Nicola Henderson (born 1993) is a British professional yachtswoman. In 2018, she became the youngest ever skipper to lead a team in the Clipper Round the World Yacht Race at the age of 25.

== Sailing career ==
Henderson began sailing aged 13. After spending a short period of time with the Sea Cadets, she decided to pursue a career in sailing. Following a season working with "Girls for Sail" (the UK's only all-female sailing school), Henderson skippered three ARC Trans Atlantic races, twice as youngest skipper in the race. She has raced three Caribbean seasons, skippered the RORC Caribbean 600, competed in two editions of the Fastnet Race, and gained further experience teaching and offshore racing in Europe. She was selected as skipper of Visit Seattle in the 2017/2018 Clipper Round the World Yacht Race.

Two days after her 25th birthday, Henderson skippered Visit Seattle to second place in the 2017/2018 Clipper Round the World Yacht Race. She was the youngest skipper in the Clipper Round the World Yacht Race history. The same race saw Wendy Tuck become the first woman to win a round the world race.

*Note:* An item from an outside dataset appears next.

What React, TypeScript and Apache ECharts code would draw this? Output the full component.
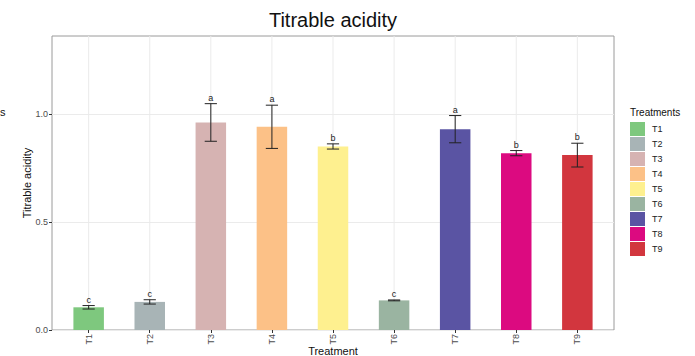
import React, { useEffect, useRef } from "react";
import * as echarts from "echarts";

const categories = ["T1", "T2", "T3", "T4", "T5", "T6", "T7", "T8", "T9"];
const means = [0.105, 0.13, 0.96, 0.94, 0.849, 0.137, 0.929, 0.818, 0.809];
const errors = [0.008, 0.01, 0.087, 0.1, 0.012, 0.002, 0.063, 0.012, 0.055];
const letters = ["c", "c", "a", "a", "b", "c", "a", "b", "b"];
const colors = ["#7ec87e", "#a8b4b6", "#d6b3b2", "#fcc187", "#fef08f", "#9ab4a1", "#5a54a3", "#dc0a80", "#d2363e"];
const yLabelTicks = [0, 0.5, 1.0];
const yMax = 1.36;

const FONT = "Liberation Sans, Arial, sans-serif";

export default function App() {
  const ref = useRef<HTMLDivElement>(null);
  useEffect(() => {
    if (!ref.current) return;
    const chart = echarts.init(ref.current, null, { renderer: "svg" });
    const xs = categories.map((_, i) => i + 1);

    const barSeries = categories.map((name, i) => ({
      type: "bar",
      name,
      data: [[i + 1, means[i]]],
      barWidth: 30.5,
      barGap: "-100%",
      itemStyle: { color: colors[i] },
      z: 2,
      silent: true,
    }));

    const option: any = {
      animation: false,
      textStyle: { fontFamily: FONT },
      grid: {
        left: 52,
        right: 81,
        top: 36,
        bottom: 26,
        show: true,
        borderColor: "#9a9a9a",
        borderWidth: 1,
        backgroundColor: "transparent",
      },
      xAxis: {
        type: "value",
        min: 0.4,
        max: 9.6,
        axisLine: { show: false },
        splitLine: { show: false },
        axisTick: { show: true, customValues: xs, length: 3, lineStyle: { color: "#333" } },
        axisLabel: {
          customValues: xs,
          rotate: 90,
          margin: 4,
          fontSize: 9,
          color: "#4d4d4d",
          fontFamily: FONT,
          formatter: (v: number) => categories[Math.round(v) - 1] ?? "",
        },
      },
      yAxis: {
        type: "value",
        min: 0,
        max: yMax,
        interval: 0.25,
        axisLine: { show: false },
        splitLine: { show: true, lineStyle: { color: "#ebebeb", width: 1 } },
        axisTick: { show: true, customValues: yLabelTicks, length: 3, lineStyle: { color: "#333" } },
        axisLabel: {
          customValues: yLabelTicks,
          margin: 4,
          fontSize: 9,
          color: "#4d4d4d",
          fontFamily: FONT,
          formatter: (v: number) => v.toFixed(1),
        },
      },
      legend: {
        orient: "vertical",
        left: 630,
        top: 122,
        padding: 0,
        itemWidth: 15,
        itemHeight: 14,
        itemGap: 1,
        icon: "rect",
        data: categories,
        selectedMode: false,
        textStyle: { fontSize: 9, color: "#222", fontFamily: FONT, padding: [0, 0, 0, 2] },
      },
      graphic: [
        {
          type: "text",
          x: 333,
          y: 20,
          style: { text: "Titrable acidity", fontSize: 20, fill: "#111", fontFamily: FONT, align: "center", verticalAlign: "middle" },
        },
        {
          type: "text",
          x: 27,
          y: 183,
          rotation: Math.PI / 2,
          style: { text: "Titrable acidity", fontSize: 11, fill: "#111", fontFamily: FONT, align: "center", verticalAlign: "middle" },
        },
        {
          type: "text",
          x: 333,
          y: 351,
          style: { text: "Treatment", fontSize: 11, fill: "#111", fontFamily: FONT, align: "center", verticalAlign: "middle" },
        },
        {
          type: "text",
          x: 630,
          y: 112,
          style: { text: "Treatments", fontSize: 10, fill: "#111", fontFamily: FONT, align: "left", verticalAlign: "middle" },
        },
        {
          type: "text",
          x: 0,
          y: 112,
          style: { text: "s", fontSize: 11, fill: "#111", fontFamily: FONT, align: "left", verticalAlign: "middle" },
        },
      ],
      series: [
        {
          type: "custom",
          silent: true,
          z: 1,
          data: xs.map((x) => [x, 0]),
          renderItem: (_p: any, api: any) => {
            const x = api.value(0);
            const p0 = api.coord([x, 0]);
            const p1 = api.coord([x, yMax]);
            return {
              type: "line",
              shape: { x1: p0[0], y1: p0[1], x2: p1[0], y2: p1[1] },
              style: { stroke: "#ebebeb", lineWidth: 1 },
            };
          },
        },
        ...barSeries,
        {
          type: "custom",
          silent: true,
          z: 3,
          data: categories.map((_, i) => [i + 1, means[i] - errors[i], means[i] + errors[i], i]),
          renderItem: (_p: any, api: any) => {
            const x = api.value(0);
            const lo = api.coord([x, api.value(1)]);
            const hi = api.coord([x, api.value(2)]);
            const half = api.size([0.1, 0])[0];
            const stroke = { stroke: "#222", lineWidth: 1 };
            return {
              type: "group",
              children: [
                { type: "line", shape: { x1: lo[0], y1: lo[1], x2: hi[0], y2: hi[1] }, style: stroke },
                { type: "line", shape: { x1: lo[0] - half, y1: lo[1], x2: lo[0] + half, y2: lo[1] }, style: stroke },
                { type: "line", shape: { x1: hi[0] - half, y1: hi[1], x2: hi[0] + half, y2: hi[1] }, style: stroke },
                {
                  type: "text",
                  style: {
                    text: letters[api.value(3)],
                    x: hi[0],
                    y: hi[1] - 6,
                    fill: "#222",
                    fontSize: 9,
                    fontFamily: FONT,
                    align: "center",
                    verticalAlign: "middle",
                  },
                },
              ],
            };
          },
        },
      ],
    };
    chart.setOption(option);
    return () => chart.dispose();
  }, []);
  return <div ref={ref} style={{ width: 695, height: 356, position: "absolute", left: 0, top: 0 }} />;
}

Henderson will be a guest skipper on Maidens global voyage in 2018 in support of The Maiden Factor Foundation.

In June 2019, Henderson joined the winning team "Sail Like a Girl" to compete in the Race to Alaska, an engineless boat race from Port Townsend, Washington, to Ketchikan, Alaska.

In November 2019, she accompanied the environmental activist Greta Thunberg on her return voyage to Europe aboard the catamaran La Vagabonde.

== Personal life ==
Henderson is the daughter of former Conservative Minister of State for Skills and Apprenticeships Anne Milton.